The car in question is a reminder of a specific Christmas where we went to ABC mall in Dbayeh and I bought a series of 6 collection cars from Hot Wheels - originally I wanted the 6 cars related to the city (Shiny, colourful, etc...) but my mother thought otherwise. And eventually, she added a 7th car, the famous Packard in question which was being sold seperately.
Whereas originally I disliked my present, with time and age, I have come to understand my mother's choice and the whole thing is now a very dear souvenir. So when I discovered the car missing, I relied on my memory to reconstruct the hours upon hours being spent playing with that set on the carpet of our living room (Which had squares in it, I could easily pretend they were roads).
What does this have to do with anything?
Well, today I found the Packard being sold on ebay. I could purchase it whenever I want. Somehow, the whole magic of it vanished. Knowing how accessible it is somehow made the souvenir a little worthless. In that perspective, I quote from Antoine de St. Exupery's The little prince: "When I was a little boy I lived in an old house, and there was a legend that a treasure was buried in it somewhere. Of course, no one was ever able to find the treasure, perhaps no one even searched. But it cast a spell over the whole house. My house hid a secret in the depths of its heart... "

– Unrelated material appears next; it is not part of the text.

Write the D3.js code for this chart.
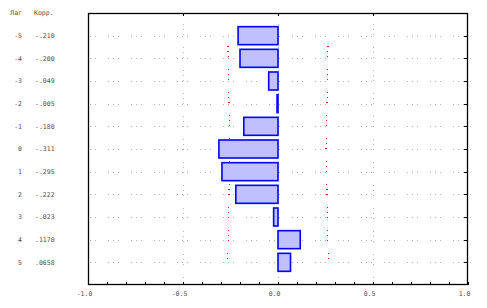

It was the "secret at the depths of its heart" that unfound treasure that made the house so special.
Also through the internet today, I found North Star trainers. Objects which I thought that were only present in our childhood albums of photos. Suddenly, again, knowing they can be purchased from someone over the net, made the special remembrance I had sort of tarnished (Does anyone but me remember the huge North Star advertising in what now is the building next to Forum to Beirut? It was a beautiful shot of a young man lying down on his back - one can figure out that he is topless - but the whole photo is taken from the front angle (With the camera placed at the level of the feet) and in the foreground are his crossed legs as he wears his North Star runners and his jeans). With now everything within the grasp of our hands over the internet, with every personal remembrance recreated and found so easily, I feel that memory is starting to become disposible.